Illustration By Dan Williams
I am writing in August, on the eve of a new academic year. Another season approached with uncertainty due to COVID-19 and its variants, which will continue to impact on-campus life, hybrid and remote learning, and institutional planning in the year ahead.
As you read this, your academic year already will have begun. For some, in-person with masks on; for others, fully online or in hybrid spaces. We continue to live in the space between what was and what will be. And yet we enter this new academic year hopefully. Theological school communities are resourceful and resilient.
Theological school leaders have had to become pioneers over the past 18 months, exploring new landscapes with a limited view of the horizon, called to be nimble in responding, creative in experimenting, and open to contemplating new paths and opportunities.
In this issue of In Trust, we invite you to hear the voices of a new generation, to ponder a future of blockchain technology in theological education, and to learn from peers whose creative innovation during COVID has surmounted many obstacles.
How can theological schools prepare ministers to engage with Generation Z? Springtide Research shares what it uncovered in a year-long research study of young people. The findings are an opportunity for you to reflect on your own relational approach to this generation, recognizing that they are seeking – and value – trusted relationships most of all.
What does blockchain have to do with theological education? More than you would think. The technology behind cryptocurrencies also is revolutionizing record-keeping.

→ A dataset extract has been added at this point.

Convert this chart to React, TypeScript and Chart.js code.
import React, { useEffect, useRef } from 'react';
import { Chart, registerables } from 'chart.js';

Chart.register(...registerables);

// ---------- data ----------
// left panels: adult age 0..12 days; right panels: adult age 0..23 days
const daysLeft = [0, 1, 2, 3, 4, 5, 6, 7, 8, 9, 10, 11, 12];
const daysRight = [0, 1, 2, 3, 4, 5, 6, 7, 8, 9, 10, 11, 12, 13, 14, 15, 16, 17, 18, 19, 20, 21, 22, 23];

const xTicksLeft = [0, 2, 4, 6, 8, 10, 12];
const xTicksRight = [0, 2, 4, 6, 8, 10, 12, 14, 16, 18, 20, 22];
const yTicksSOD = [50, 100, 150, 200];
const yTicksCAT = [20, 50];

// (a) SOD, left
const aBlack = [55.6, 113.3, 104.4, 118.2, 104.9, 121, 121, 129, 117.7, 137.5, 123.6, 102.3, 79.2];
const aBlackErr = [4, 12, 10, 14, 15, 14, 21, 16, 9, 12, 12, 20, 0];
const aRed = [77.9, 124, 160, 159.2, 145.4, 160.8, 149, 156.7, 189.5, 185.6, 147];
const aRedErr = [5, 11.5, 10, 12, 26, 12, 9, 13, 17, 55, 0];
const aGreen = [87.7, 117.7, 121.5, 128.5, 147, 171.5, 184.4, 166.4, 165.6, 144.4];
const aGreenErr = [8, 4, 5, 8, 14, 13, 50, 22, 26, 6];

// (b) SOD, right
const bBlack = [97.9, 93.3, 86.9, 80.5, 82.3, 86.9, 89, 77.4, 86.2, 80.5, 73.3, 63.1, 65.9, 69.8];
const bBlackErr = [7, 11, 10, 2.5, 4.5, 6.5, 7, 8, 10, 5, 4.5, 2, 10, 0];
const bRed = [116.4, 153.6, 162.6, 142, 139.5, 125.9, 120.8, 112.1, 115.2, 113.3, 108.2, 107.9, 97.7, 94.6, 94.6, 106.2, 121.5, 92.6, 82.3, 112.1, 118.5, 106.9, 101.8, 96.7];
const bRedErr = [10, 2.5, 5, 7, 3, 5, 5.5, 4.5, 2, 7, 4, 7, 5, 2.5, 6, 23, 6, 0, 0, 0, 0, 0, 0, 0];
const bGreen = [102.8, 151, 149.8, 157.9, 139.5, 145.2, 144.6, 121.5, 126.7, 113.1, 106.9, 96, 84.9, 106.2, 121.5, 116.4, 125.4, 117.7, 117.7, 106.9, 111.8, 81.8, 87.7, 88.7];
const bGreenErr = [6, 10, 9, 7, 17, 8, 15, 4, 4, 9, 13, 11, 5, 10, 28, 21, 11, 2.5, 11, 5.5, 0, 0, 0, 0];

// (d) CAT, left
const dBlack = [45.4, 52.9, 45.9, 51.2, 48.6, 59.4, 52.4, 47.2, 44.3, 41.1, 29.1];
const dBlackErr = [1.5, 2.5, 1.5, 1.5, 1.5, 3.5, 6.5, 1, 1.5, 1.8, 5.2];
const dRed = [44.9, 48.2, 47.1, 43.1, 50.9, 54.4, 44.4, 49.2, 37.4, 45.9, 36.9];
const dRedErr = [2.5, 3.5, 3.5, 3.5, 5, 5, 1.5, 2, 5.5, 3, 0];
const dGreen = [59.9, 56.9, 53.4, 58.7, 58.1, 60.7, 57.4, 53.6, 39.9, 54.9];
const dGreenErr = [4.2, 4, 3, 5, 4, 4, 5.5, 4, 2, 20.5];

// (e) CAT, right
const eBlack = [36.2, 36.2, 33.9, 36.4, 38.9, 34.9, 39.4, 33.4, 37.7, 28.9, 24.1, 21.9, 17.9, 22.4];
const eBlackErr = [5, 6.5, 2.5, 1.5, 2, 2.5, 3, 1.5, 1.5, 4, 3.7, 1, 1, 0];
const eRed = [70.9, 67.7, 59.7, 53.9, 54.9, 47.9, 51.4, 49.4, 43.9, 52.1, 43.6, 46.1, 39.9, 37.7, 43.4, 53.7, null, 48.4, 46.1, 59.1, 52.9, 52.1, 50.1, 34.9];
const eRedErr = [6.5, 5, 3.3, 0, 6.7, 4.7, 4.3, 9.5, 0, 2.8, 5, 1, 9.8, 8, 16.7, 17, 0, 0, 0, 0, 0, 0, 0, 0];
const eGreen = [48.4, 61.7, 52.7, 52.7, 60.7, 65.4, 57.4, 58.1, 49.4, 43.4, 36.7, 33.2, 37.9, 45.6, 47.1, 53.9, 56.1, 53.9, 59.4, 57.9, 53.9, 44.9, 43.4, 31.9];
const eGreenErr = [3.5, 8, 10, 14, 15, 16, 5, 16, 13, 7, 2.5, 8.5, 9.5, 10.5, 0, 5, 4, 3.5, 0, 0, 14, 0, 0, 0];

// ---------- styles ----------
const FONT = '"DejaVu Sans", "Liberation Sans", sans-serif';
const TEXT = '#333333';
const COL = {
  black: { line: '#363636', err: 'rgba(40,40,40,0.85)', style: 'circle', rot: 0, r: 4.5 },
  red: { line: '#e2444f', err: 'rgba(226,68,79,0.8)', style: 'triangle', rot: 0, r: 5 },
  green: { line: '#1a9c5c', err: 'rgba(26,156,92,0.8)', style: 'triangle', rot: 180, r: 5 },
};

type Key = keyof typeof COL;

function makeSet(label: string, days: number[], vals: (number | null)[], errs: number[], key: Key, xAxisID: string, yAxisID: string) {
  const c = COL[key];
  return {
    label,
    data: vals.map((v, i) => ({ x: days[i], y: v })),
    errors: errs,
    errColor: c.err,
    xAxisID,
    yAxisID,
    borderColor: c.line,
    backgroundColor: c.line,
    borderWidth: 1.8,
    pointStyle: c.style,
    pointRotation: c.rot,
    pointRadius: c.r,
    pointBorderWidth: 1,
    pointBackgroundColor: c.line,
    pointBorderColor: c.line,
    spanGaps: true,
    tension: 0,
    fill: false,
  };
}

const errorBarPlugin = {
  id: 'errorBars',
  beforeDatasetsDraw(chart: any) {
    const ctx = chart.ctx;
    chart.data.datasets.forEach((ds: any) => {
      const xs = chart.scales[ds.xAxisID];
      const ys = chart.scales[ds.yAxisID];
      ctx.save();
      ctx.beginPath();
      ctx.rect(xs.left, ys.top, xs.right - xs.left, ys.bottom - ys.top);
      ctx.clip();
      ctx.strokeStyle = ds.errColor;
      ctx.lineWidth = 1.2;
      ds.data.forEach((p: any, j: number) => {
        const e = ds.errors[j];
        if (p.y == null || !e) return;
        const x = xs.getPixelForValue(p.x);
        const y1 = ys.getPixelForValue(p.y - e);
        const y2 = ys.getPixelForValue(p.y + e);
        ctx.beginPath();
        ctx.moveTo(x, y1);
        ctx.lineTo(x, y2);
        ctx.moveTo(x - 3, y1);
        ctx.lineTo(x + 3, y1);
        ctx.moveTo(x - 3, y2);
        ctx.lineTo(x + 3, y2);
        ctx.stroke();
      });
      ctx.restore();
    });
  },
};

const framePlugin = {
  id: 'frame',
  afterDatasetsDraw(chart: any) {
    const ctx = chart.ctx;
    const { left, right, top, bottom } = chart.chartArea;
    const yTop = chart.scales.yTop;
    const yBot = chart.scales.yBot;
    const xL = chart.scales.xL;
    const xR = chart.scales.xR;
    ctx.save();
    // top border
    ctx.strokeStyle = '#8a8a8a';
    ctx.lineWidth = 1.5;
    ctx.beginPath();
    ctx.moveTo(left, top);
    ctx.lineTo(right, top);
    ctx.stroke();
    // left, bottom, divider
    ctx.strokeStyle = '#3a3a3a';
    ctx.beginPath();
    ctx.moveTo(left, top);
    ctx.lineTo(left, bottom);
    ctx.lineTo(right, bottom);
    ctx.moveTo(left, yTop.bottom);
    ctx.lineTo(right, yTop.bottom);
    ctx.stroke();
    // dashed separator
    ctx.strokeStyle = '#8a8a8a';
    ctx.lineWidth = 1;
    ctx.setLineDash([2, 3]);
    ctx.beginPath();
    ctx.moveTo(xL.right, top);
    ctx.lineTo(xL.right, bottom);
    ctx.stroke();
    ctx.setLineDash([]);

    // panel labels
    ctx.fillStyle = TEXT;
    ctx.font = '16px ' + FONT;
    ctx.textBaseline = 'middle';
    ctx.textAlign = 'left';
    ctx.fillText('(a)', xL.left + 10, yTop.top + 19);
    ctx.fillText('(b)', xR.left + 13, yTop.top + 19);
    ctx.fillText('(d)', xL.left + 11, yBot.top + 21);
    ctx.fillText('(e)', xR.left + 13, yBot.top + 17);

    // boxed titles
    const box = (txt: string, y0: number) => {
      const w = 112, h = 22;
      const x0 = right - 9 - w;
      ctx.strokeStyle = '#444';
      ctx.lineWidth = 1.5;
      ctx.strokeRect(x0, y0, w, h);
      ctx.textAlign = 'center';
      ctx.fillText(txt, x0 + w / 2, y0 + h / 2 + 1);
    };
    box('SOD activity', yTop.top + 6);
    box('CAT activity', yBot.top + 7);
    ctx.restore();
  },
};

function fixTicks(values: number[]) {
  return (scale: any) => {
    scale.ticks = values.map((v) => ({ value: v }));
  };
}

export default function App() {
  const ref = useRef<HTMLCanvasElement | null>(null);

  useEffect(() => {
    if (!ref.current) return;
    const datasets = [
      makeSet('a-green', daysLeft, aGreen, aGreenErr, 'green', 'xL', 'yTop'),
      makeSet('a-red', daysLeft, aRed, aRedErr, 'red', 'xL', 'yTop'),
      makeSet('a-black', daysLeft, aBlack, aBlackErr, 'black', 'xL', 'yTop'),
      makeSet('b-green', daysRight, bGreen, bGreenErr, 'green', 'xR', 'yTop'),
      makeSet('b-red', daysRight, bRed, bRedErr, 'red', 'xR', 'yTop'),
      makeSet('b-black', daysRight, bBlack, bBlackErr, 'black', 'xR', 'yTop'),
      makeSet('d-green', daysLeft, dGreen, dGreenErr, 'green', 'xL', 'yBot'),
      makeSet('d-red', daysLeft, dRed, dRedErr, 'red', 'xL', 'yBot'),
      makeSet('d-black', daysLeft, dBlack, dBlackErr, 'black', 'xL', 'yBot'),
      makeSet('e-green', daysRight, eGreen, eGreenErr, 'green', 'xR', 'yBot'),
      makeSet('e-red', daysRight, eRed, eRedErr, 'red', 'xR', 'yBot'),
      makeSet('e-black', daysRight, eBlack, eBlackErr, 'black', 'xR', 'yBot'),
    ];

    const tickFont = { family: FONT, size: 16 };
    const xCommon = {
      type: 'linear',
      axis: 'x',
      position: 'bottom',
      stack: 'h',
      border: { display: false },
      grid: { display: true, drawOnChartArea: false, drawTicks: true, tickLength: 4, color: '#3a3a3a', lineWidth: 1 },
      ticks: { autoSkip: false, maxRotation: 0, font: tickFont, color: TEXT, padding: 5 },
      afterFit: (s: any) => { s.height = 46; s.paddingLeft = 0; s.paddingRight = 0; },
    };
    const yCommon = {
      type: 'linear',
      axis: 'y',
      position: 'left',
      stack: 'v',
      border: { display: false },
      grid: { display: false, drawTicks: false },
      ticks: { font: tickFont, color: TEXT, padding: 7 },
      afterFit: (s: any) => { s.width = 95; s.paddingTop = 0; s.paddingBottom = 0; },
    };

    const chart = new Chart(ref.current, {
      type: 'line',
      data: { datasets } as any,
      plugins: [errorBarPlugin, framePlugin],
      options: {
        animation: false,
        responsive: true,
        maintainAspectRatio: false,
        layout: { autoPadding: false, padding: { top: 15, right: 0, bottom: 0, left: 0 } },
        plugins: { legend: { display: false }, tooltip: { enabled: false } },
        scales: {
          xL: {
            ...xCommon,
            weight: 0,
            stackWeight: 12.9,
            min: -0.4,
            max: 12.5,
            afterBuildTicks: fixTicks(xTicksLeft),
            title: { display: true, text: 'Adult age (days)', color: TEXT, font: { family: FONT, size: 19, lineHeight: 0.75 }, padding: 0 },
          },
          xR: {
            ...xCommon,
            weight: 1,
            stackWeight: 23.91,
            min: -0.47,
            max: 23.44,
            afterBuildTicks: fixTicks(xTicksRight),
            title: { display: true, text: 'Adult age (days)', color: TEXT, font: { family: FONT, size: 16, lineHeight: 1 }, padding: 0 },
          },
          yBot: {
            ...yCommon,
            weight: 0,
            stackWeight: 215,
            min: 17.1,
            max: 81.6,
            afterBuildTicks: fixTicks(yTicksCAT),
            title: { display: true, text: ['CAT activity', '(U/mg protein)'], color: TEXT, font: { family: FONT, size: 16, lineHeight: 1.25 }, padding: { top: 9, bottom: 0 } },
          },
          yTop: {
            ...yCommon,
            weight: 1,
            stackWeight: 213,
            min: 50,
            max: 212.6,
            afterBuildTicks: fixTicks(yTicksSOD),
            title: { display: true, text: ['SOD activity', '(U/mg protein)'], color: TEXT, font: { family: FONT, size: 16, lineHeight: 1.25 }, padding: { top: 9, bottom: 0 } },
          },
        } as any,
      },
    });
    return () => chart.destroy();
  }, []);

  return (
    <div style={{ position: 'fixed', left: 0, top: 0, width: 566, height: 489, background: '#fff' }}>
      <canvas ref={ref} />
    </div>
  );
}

Crypto Credentials explores this technology and the ways it is making credential management more manageable – and meaningful.

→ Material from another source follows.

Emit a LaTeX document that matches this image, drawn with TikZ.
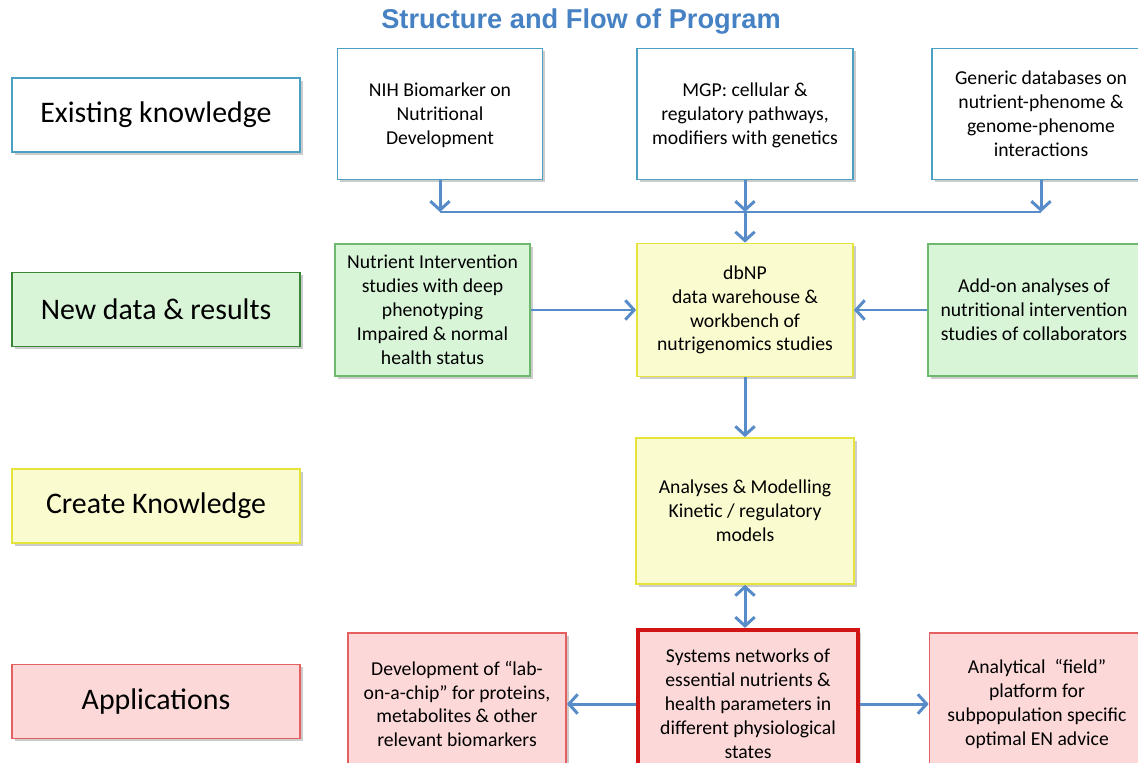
\documentclass[tikz,border=0pt]{standalone}
\usepackage{fontspec}
\setmainfont{Carlito}
\newfontfamily\titlefont{Liberation Sans}
\usetikzlibrary{arrows.meta,shadows}

\definecolor{arrowblue}{RGB}{88,140,200}
\definecolor{titleblue}{RGB}{70,130,195}
\definecolor{knowline}{RGB}{75,160,195}
\definecolor{greenfill}{RGB}{216,245,216}
\definecolor{greenline}{RGB}{110,185,110}
\definecolor{greendark}{RGB}{55,135,55}
\definecolor{yellowfill}{RGB}{251,251,208}
\definecolor{yellowline}{RGB}{228,228,60}
\definecolor{pinkfill}{RGB}{252,216,216}
\definecolor{pinkline}{RGB}{228,95,95}
\definecolor{sysred}{RGB}{210,20,20}

\begin{document}
\begin{tikzpicture}[x=0.02cm,y=-0.02cm,
box/.style={draw,rectangle,inner sep=2pt,align=center,line width=1pt,
  font=\fontsize{11.2}{13.6}\selectfont,
  drop shadow={shadow xshift=1.5pt,shadow yshift=-1.5pt,opacity=0.4}},
catbox/.style={minimum width=5.76cm,minimum height=1.48cm,font=\fontsize{17}{20}\selectfont},
knowbox/.style={box,draw=knowline,fill=white},
newbox/.style={box,draw=greenline,fill=greenfill},
createbox/.style={box,draw=yellowline,fill=yellowfill},
appbox/.style={box,draw=pinkline,fill=pinkfill},
arr/.style={draw=arrowblue,line width=1.7pt,-{Straight Barb[length=5pt,width=11pt]}},
dblarr/.style={draw=arrowblue,line width=1.7pt,{Straight Barb[length=5pt,width=11pt]}-{Straight Barb[length=5pt,width=11pt]}},
bar/.style={draw=arrowblue,line width=1.7pt}]

\useasboundingbox (0,0) rectangle (1138,763);

\draw (581,22) node[font=\titlefont\bfseries\fontsize{15.5}{18}\selectfont,text=titleblue] (title) {Structure and Flow of Program};

\draw (156,115) node[knowbox,catbox] (exist) {Existing knowledge};
\draw (156,309.5) node[newbox,catbox,draw=greendark] (newdata) {New data \& results};
\draw (156,506) node[createbox,catbox] (create) {Create Knowledge};
\draw (156,701.5) node[appbox,catbox] (apps) {Applications};

\draw (440,114) node[knowbox,minimum width=4.1cm,minimum height=2.62cm,text depth=-6pt] (nih) {NIH Biomarker on\\Nutritional\\Development};
\draw (745,114) node[knowbox,minimum width=4.32cm,minimum height=2.62cm,text depth=-6pt] (mgp) {MGP: cellular \&\\regulatory pathways,\\modifiers with genetics};
\draw (1041,114) node[knowbox,minimum width=4.36cm,minimum height=2.62cm] (generic) {Generic databases on\\nutrient-phenome \&\\genome-phenome\\interactions};

\draw (432.5,310) node[newbox,minimum width=3.9cm,minimum height=2.64cm] (interv) {Nutrient Intervention\\studies with deep\\phenotyping\\Impaired \& normal\\health status};
\draw (745,310) node[createbox,minimum width=4.32cm,minimum height=2.66cm] (dbnp) {dbNP\\data warehouse \&\\workbench of\\nutrigenomics studies};
\draw (1034,310) node[newbox,minimum width=4.24cm,minimum height=2.64cm] (addon) {Add-on analyses of\\nutritional intervention\\studies of collaborators};

\draw (745,511) node[createbox,minimum width=4.36cm,minimum height=2.92cm] (model) {Analyses \& Modelling\\Kinetic / regulatory\\models};

\draw (457,704) node[appbox,minimum width=4.36cm,minimum height=2.84cm] (chip) {Development of ``lab-\\on-a-chip'' for proteins,\\metabolites \& other\\relevant biomarkers};
\draw (748,704) node[appbox,draw=sysred,line width=2.4pt,minimum width=4.4cm,minimum height=2.96cm] (systems) {Systems networks of\\essential nutrients \&\\health parameters in\\different physiological\\states};
\draw (1037,704) node[appbox,minimum width=4.3cm,minimum height=2.84cm] (field) {Analytical ~``field''\\platform for\\subpopulation specific\\optimal EN advice};

\coordinate (bus) at (745,212);

\draw[arr] (nih.south) -- (nih.south |- bus);
\draw[arr] (mgp.south) -- (bus);
\draw[arr] (generic.south) -- (generic.south |- bus);
\draw[bar] (nih.south |- bus) -- (generic.south |- bus);
\draw[arr] (bus) -- (dbnp.north);
\draw[arr] (interv.east) -- (dbnp.west);
\draw[arr] (addon.west) -- (dbnp.east);
\draw[arr] (dbnp.south) -- (model.north);
\draw[dblarr] (model.south) -- (model.south |- systems.north);
\draw[arr] (systems.west) -- (chip.east);
\draw[arr] (systems.east) -- (field.west);
\end{tikzpicture}
\end{document}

The In Trust Center has awarded 98 Resource Grants since 2018 to spur innovation; recent grantee Trinity Evangelical Divinity School pursued a small pilot program which ended up with big learning.
And what have advisory board members, deans and other leaders learned about living in community as a part of a university? Six schools share their unique experiences. Spoiler alert – no two embedded schools are alike.
Finally, several theological school leaders are sharing prayers that are in their hearts entering this academic year. May God hear and receive them, along with your own.